TASK OBJECTIVE:
Lines holding the string "document" are the ones to copy from this listing.

RECORDED DATA:
┌──
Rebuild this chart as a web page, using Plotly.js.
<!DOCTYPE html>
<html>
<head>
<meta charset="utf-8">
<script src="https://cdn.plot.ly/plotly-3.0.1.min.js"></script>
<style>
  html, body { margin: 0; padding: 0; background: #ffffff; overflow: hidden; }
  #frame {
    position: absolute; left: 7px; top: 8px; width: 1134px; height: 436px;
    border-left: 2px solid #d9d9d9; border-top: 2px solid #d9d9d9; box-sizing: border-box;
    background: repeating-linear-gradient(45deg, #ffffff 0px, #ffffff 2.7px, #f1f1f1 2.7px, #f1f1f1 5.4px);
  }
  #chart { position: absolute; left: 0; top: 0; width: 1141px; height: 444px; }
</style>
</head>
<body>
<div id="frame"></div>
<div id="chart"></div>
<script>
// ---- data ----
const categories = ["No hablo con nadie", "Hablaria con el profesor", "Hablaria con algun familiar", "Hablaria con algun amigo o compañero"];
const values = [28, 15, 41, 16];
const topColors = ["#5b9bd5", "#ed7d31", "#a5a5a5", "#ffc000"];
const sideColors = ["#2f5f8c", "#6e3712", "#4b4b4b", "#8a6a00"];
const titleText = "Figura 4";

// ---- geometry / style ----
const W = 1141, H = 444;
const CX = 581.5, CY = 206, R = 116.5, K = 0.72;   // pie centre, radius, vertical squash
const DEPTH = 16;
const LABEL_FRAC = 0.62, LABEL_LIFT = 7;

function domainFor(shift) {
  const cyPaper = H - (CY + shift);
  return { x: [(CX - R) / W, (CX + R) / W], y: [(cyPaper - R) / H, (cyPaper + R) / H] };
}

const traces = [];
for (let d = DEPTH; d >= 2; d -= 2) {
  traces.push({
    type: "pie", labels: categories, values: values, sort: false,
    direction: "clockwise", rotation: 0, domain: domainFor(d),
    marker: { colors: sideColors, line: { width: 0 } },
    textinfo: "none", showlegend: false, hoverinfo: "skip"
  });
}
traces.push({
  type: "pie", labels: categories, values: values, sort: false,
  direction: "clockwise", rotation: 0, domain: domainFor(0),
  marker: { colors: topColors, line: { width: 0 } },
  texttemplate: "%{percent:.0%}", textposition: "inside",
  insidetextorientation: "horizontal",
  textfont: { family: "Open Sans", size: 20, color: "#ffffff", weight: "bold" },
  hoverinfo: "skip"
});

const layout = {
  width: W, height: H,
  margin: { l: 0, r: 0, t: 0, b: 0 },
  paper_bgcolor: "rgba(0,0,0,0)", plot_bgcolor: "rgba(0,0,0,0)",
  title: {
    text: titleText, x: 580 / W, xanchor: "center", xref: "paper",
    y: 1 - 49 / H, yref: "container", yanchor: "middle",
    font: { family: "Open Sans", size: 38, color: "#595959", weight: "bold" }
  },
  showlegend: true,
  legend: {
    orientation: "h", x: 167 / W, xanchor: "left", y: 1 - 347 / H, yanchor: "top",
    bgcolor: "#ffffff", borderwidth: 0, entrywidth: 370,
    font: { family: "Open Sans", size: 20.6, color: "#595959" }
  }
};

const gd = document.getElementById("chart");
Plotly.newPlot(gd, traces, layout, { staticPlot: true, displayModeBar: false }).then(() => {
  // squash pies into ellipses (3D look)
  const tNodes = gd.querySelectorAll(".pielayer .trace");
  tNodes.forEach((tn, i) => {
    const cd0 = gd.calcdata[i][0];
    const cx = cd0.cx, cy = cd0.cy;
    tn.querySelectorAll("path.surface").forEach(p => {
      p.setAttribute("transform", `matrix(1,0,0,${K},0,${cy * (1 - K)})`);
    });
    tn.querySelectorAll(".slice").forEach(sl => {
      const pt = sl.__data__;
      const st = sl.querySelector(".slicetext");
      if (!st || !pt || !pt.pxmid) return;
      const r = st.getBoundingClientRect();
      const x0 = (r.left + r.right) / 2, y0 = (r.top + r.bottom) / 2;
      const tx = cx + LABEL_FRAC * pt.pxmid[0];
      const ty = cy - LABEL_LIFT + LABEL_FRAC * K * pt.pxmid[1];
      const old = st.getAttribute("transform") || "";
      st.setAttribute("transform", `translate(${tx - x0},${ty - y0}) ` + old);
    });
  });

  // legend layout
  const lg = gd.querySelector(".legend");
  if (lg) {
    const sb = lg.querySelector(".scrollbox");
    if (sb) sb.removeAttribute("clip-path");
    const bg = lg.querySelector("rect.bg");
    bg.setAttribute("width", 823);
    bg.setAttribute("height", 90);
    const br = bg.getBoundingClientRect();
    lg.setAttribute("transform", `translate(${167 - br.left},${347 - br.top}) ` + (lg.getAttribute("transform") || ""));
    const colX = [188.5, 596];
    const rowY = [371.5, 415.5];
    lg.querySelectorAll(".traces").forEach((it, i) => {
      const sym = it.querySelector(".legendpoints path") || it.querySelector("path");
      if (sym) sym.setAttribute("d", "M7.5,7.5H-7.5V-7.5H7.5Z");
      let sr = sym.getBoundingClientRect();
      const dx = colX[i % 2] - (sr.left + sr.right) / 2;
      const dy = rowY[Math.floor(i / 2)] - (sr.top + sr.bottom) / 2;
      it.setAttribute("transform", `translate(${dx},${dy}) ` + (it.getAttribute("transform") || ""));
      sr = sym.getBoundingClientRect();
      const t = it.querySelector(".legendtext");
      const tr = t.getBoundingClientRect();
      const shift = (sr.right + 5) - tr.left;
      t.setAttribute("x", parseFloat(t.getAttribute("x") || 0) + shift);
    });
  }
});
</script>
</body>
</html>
└──
┌──
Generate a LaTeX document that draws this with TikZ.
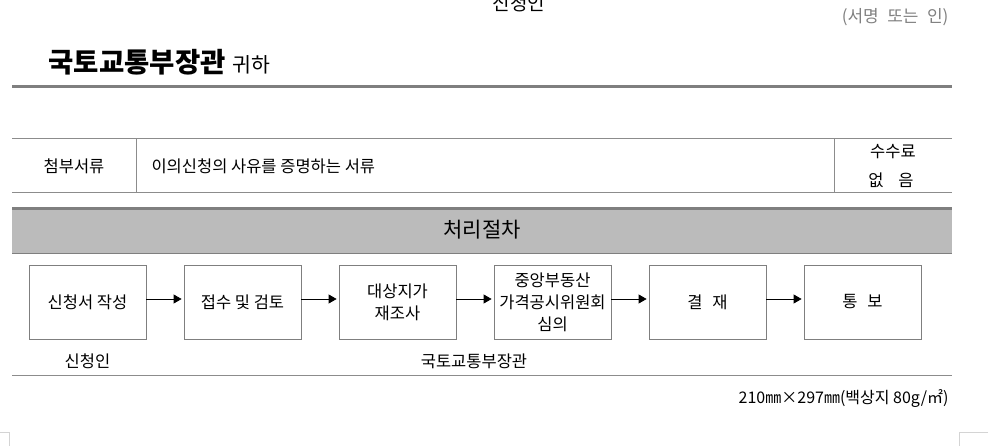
└──
┌──
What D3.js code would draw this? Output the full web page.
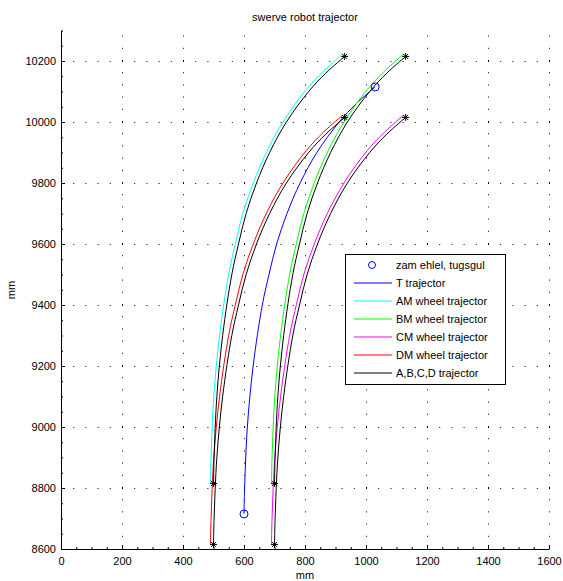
└──
RESPONSE TO THE EXERCISE:
const gd = document.getElementById("chart");
Generate a LaTeX document that draws this with TikZ.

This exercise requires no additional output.